═════ RECORDED INFORMATION
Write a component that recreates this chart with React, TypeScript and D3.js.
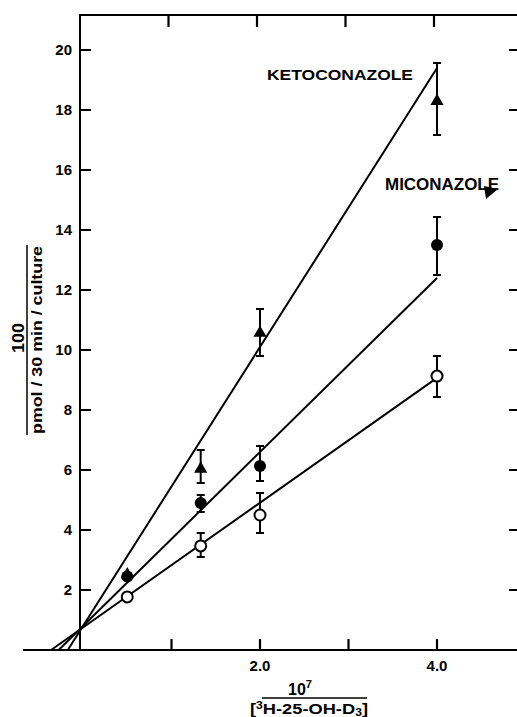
import React from 'react'
import * as d3 from 'd3'

// reciprocal substrate concentration (10^7 / [3H-25-OH-D3])
const xValues = [0.5, 1.33, 2.0, 4.0]

// 100 / (pmol/30 min/culture)
const ketoMean = [2.55, 6.07, 10.6, 18.33]
const ketoHigh = [2.55, 6.67, 11.37, 19.57]
const ketoLow = [2.55, 5.57, 9.8, 17.17]

const micoMean = [2.45, 4.9, 6.13, 13.5]
const micoHigh = [2.45, 5.17, 6.8, 14.43]
const micoLow = [2.45, 4.6, 5.63, 12.5]

const ctrlMean = [1.77, 3.47, 4.5, 9.13]
const ctrlHigh = [1.77, 3.9, 5.23, 9.8]
const ctrlLow = [1.77, 3.1, 3.9, 8.43]

// fitted lines: [slope, intercept]
const ketoFit = [4.65, 0.8]
const micoFit = [2.9, 0.8]
const ctrlFit = [2.08, 0.75]

const yTicks = [2, 4, 6, 8, 10, 12, 14, 16, 18, 20]
const xTicks = [1, 2, 3, 4]
const xLabels = ['2.0', '4.0']
const xLabelValues = [2, 4]

const font = "'Liberation Sans', Arial, sans-serif"

export default function App() {
  const x = d3.scaleLinear().domain([0, 4]).range([83, 437])
  const y = d3.scaleLinear().domain([0, 20]).range([650, 50])
  const line = d3.line<[number, number]>().x(d => x(d[0])).y(d => y(d[1]))

  const fitPath = (fit: number[]) => {
    const x0 = -fit[1] / fit[0]
    return line([[x0, 0], [4, fit[0] * 4 + fit[1]]]) as string
  }

  const errBars = (hi: number[], lo: number[], key: string) =>
    xValues.map((v, i) => hi[i] - lo[i] > 0.05 ? (
      <path key={key + i} fill="none" stroke="#000" strokeWidth={2}
        d={`M${x(v)},${y(hi[i])}V${y(lo[i])}M${x(v) - 4},${y(hi[i])}h8M${x(v) - 4},${y(lo[i])}h8`} />
    ) : null)

  const tri = d3.symbol().type(d3.symbolTriangle).size(75)

  return (
    <svg width={517} height={717} style={{ position: 'absolute', left: 0, top: 0, background: '#fff' }}
      fontFamily={font} fontWeight="bold">
      {/* frame */}
      <path d="M80,651V15H517M23,650H517" fill="none" stroke="#000" strokeWidth={2} />

      {/* tick marks: inward on left, bottom, top and right */}
      {yTicks.map(t => (
        <path key={'yt' + t} fill="none" stroke="#000" strokeWidth={2.2}
          d={`M80,${y(t)}H91M509,${y(t)}H517`} />
      ))}
      {xTicks.map(t => (
        <path key={'xt' + t} fill="none" stroke="#000" strokeWidth={2.2}
          d={`M${x(t)},650V639M${x(t) - 3},15V27`} />
      ))}

      {yTicks.map(t => (
        <text key={'y' + t} x={72} y={y(t)} dy="0.36em" textAnchor="end" fontSize={15}>{t}</text>
      ))}
      {xLabels.map((l, i) => (
        <text key={l} x={x(xLabelValues[i])} y={671} textAnchor="middle" fontSize={15}>{l}</text>
      ))}

      {/* fitted lines */}
      {[ketoFit, micoFit, ctrlFit].map((f, i) => (
        <path key={'f' + i} d={fitPath(f)} fill="none" stroke="#000" strokeWidth={2} />
      ))}

      {/* error bars */}
      {errBars(ketoHigh, ketoLow, 'k')}
      {errBars(micoHigh, micoLow, 'm')}
      {errBars(ctrlHigh, ctrlLow, 'c')}

      {/* markers */}
      {xValues.map((v, i) => (
        <circle key={'mc' + i} cx={x(v)} cy={y(micoMean[i])} r={6} fill="#000" />
      ))}
      {xValues.map((v, i) => (
        <path key={'kt' + i} d={tri() as string} transform={`translate(${x(v)},${y(ketoMean[i]) + 1})`} fill="#000" />
      ))}
      {xValues.map((v, i) => (
        <circle key={'cc' + i} cx={x(v)} cy={y(ctrlMean[i])} r={5.5} fill="#fff" stroke="#000" strokeWidth={2} />
      ))}

      {/* series labels */}
      <text x={267} y={80} fontSize={15} textLength={146} lengthAdjust="spacingAndGlyphs">KETOCONAZOLE</text>
      <text x={385} y={190} fontSize={16} textLength={114} lengthAdjust="spacingAndGlyphs">MICONAZOLE</text>
      <path d="M484,186 L498,189 L486,199 Z" fill="#000" />

      {/* y axis title */}
      <text transform="translate(24,338) rotate(-90)" textAnchor="middle" fontSize={16}
        textLength={30} lengthAdjust="spacingAndGlyphs">100</text>
      <line x1={27} x2={27} y1={245} y2={435} stroke="#000" strokeWidth={1.5} />
      <text transform="translate(42,340) rotate(-90)" textAnchor="middle" fontSize={15}
        textLength={188} lengthAdjust="spacingAndGlyphs">pmol / 30 min / culture</text>

      {/* x axis title */}
      <text x={300} y={695} textAnchor="middle" fontSize={16}>10<tspan dy={-7} fontSize={11}>7</tspan></text>
      <line x1={262} x2={367} y1={698} y2={698} stroke="#000" strokeWidth={1.5} />
      <text x={309} y={714} textAnchor="middle" fontSize={15} textLength={118} lengthAdjust="spacingAndGlyphs">
        [<tspan dy={-5} fontSize={10}>3</tspan><tspan dy={5}>H-25-OH-D</tspan><tspan dy={2} fontSize={10}>3</tspan><tspan dy={-2}>]</tspan>
      </text>
    </svg>
  )
}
══════════
» WHAT TO PRODUCE:
Pictures in the data above should not be copied; transcribe everything else exactly.

» OUTPUT FOR THIS TASK:
Write a component that recreates this chart with React, TypeScript and D3.js.
import React from 'react'
import * as d3 from 'd3'

// reciprocal substrate concentration (10^7 / [3H-25-OH-D3])
const xValues = [0.5, 1.33, 2.0, 4.0]

// 100 / (pmol/30 min/culture)
const ketoMean = [2.55, 6.07, 10.6, 18.33]
const ketoHigh = [2.55, 6.67, 11.37, 19.57]
const ketoLow = [2.55, 5.57, 9.8, 17.17]

const micoMean = [2.45, 4.9, 6.13, 13.5]
const micoHigh = [2.45, 5.17, 6.8, 14.43]
const micoLow = [2.45, 4.6, 5.63, 12.5]

const ctrlMean = [1.77, 3.47, 4.5, 9.13]
const ctrlHigh = [1.77, 3.9, 5.23, 9.8]
const ctrlLow = [1.77, 3.1, 3.9, 8.43]

// fitted lines: [slope, intercept]
const ketoFit = [4.65, 0.8]
const micoFit = [2.9, 0.8]
const ctrlFit = [2.08, 0.75]

const yTicks = [2, 4, 6, 8, 10, 12, 14, 16, 18, 20]
const xTicks = [1, 2, 3, 4]
const xLabels = ['2.0', '4.0']
const xLabelValues = [2, 4]

const font = "'Liberation Sans', Arial, sans-serif"

export default function App() {
  const x = d3.scaleLinear().domain([0, 4]).range([83, 437])
  const y = d3.scaleLinear().domain([0, 20]).range([650, 50])
  const line = d3.line<[number, number]>().x(d => x(d[0])).y(d => y(d[1]))

  const fitPath = (fit: number[]) => {
    const x0 = -fit[1] / fit[0]
    return line([[x0, 0], [4, fit[0] * 4 + fit[1]]]) as string
  }

  const errBars = (hi: number[], lo: number[], key: string) =>
    xValues.map((v, i) => hi[i] - lo[i] > 0.05 ? (
      <path key={key + i} fill="none" stroke="#000" strokeWidth={2}
        d={`M${x(v)},${y(hi[i])}V${y(lo[i])}M${x(v) - 4},${y(hi[i])}h8M${x(v) - 4},${y(lo[i])}h8`} />
    ) : null)

  const tri = d3.symbol().type(d3.symbolTriangle).size(75)

  return (
    <svg width={517} height={717} style={{ position: 'absolute', left: 0, top: 0, background: '#fff' }}
      fontFamily={font} fontWeight="bold">
      {/* frame */}
      <path d="M80,651V15H517M23,650H517" fill="none" stroke="#000" strokeWidth={2} />

      {/* tick marks: inward on left, bottom, top and right */}
      {yTicks.map(t => (
        <path key={'yt' + t} fill="none" stroke="#000" strokeWidth={2.2}
          d={`M80,${y(t)}H91M509,${y(t)}H517`} />
      ))}
      {xTicks.map(t => (
        <path key={'xt' + t} fill="none" stroke="#000" strokeWidth={2.2}
          d={`M${x(t)},650V639M${x(t) - 3},15V27`} />
      ))}

      {yTicks.map(t => (
        <text key={'y' + t} x={72} y={y(t)} dy="0.36em" textAnchor="end" fontSize={15}>{t}</text>
      ))}
      {xLabels.map((l, i) => (
        <text key={l} x={x(xLabelValues[i])} y={671} textAnchor="middle" fontSize={15}>{l}</text>
      ))}

      {/* fitted lines */}
      {[ketoFit, micoFit, ctrlFit].map((f, i) => (
        <path key={'f' + i} d={fitPath(f)} fill="none" stroke="#000" strokeWidth={2} />
      ))}

      {/* error bars */}
      {errBars(ketoHigh, ketoLow, 'k')}
      {errBars(micoHigh, micoLow, 'm')}
      {errBars(ctrlHigh, ctrlLow, 'c')}

      {/* markers */}
      {xValues.map((v, i) => (
        <circle key={'mc' + i} cx={x(v)} cy={y(micoMean[i])} r={6} fill="#000" />
      ))}
      {xValues.map((v, i) => (
        <path key={'kt' + i} d={tri() as string} transform={`translate(${x(v)},${y(ketoMean[i]) + 1})`} fill="#000" />
      ))}
      {xValues.map((v, i) => (
        <circle key={'cc' + i} cx={x(v)} cy={y(ctrlMean[i])} r={5.5} fill="#fff" stroke="#000" strokeWidth={2} />
      ))}

      {/* series labels */}
      <text x={267} y={80} fontSize={15} textLength={146} lengthAdjust="spacingAndGlyphs">KETOCONAZOLE</text>
      <text x={385} y={190} fontSize={16} textLength={114} lengthAdjust="spacingAndGlyphs">MICONAZOLE</text>
      <path d="M484,186 L498,189 L486,199 Z" fill="#000" />

      {/* y axis title */}
      <text transform="translate(24,338) rotate(-90)" textAnchor="middle" fontSize={16}
        textLength={30} lengthAdjust="spacingAndGlyphs">100</text>
      <line x1={27} x2={27} y1={245} y2={435} stroke="#000" strokeWidth={1.5} />
      <text transform="translate(42,340) rotate(-90)" textAnchor="middle" fontSize={15}
        textLength={188} lengthAdjust="spacingAndGlyphs">pmol / 30 min / culture</text>

      {/* x axis title */}
      <text x={300} y={695} textAnchor="middle" fontSize={16}>10<tspan dy={-7} fontSize={11}>7</tspan></text>
      <line x1={262} x2={367} y1={698} y2={698} stroke="#000" strokeWidth={1.5} />
      <text x={309} y={714} textAnchor="middle" fontSize={15} textLength={118} lengthAdjust="spacingAndGlyphs">
        [<tspan dy={-5} fontSize={10}>3</tspan><tspan dy={5}>H-25-OH-D</tspan><tspan dy={2} fontSize={10}>3</tspan><tspan dy={-2}>]</tspan>
      </text>
    </svg>
  )
}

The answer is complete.